Earthling has just what I like in a graphic novel: colorful, vibrant art and a story to match. Nine year old Bud moves with his dad to a new home, and he’s pretty nervous about it, particularly his first day at his new school. Little does he know that he is in for a first day unlike any other…
While waiting at the bus stop, Bud mistakenly boards a bus on its way to outer space school: Cosmos Academy, to be specific. At Cosmos, alien kids from all manner of planets intermingle – all planets except Earth, that is. Bud quickly learns that the aliens at Cosmos all believe Earthlings are the terror of the galaxy, and the principal in particular has a vendetta against them.
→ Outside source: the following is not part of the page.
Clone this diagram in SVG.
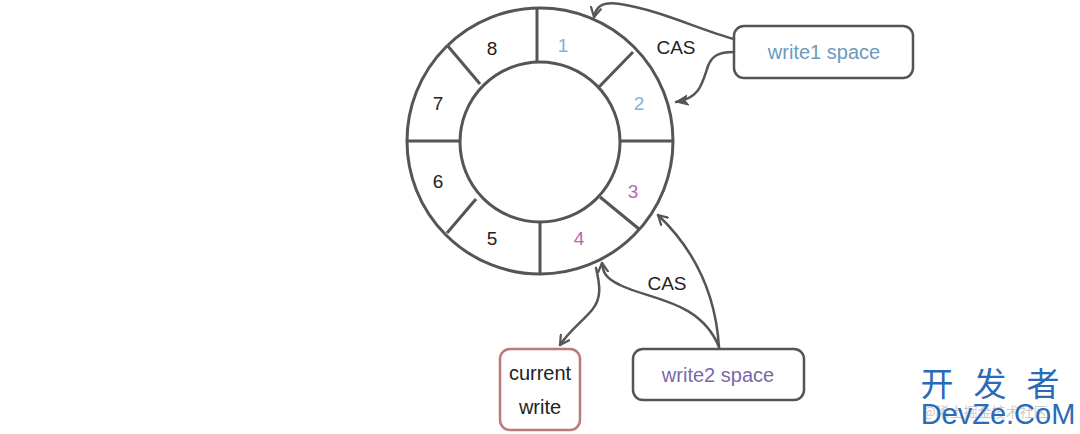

Bud quickly befriends an alien named Gort, who keeps his secret and tells him to pretend to be a Tenarian, a race of aliens that are more reclusive.
Bud and his new friend concoct a plan to get him back home, which involves winning the school’s Zero-Ball competition so they can hop a ride back into space on their way to the finals and hopefully catch a ship back to Earth. Amid this main storyline, Bud also has to contend with bullies, the suspicion of the principal, and the fear that he will give himself away as an Earthling.
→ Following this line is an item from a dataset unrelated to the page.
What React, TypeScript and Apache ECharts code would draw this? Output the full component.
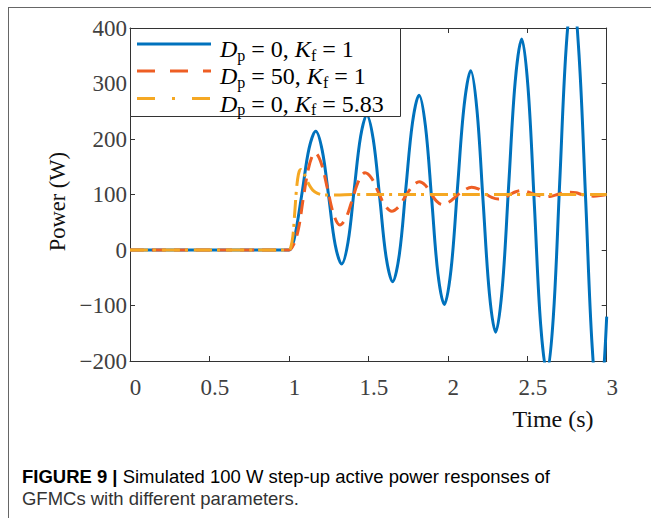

I loved how much fun Fearing had with both the story and the art. With so many different alien cultures as his disposal, he could be really creative with the way the aliens look and how they interact. (One alien race molts periodically and it causes a minor crisis for a Zero-Ball team.) He also clearly enjoyed creating fun, out there (pun intended) school rules. (When a child is expelled, he or she is placed in suspended animation.)
Fearing treads a lot of old ground (the underdogs try to win a special alien sport; a fish out of water has to find his way home) and some of the plot devices are obviously there just to keep the story moving (a basic piece of technology allows all aliens to understand each other), but it doesn’t really matter. There’s action and humor and pathos and all the other good stuff that is integral to a successful story. And have I mentioned how much I love the art? Fearing creates terrific facial expressions, and his aliens have tentacles and lots of eyes and all manner of oddities that make you want to look and look again.
This is a good pick for your reluctant readers for sure, and it’s a pretty substantial book, so it feels like a real accomplishment to finish it. I read this on the heels of Legends of Zita the Spacegirl and I think they’re good readalikes – they both have just the right amount of space wackiness coupled with an ordinary kid who becomes extraordinary.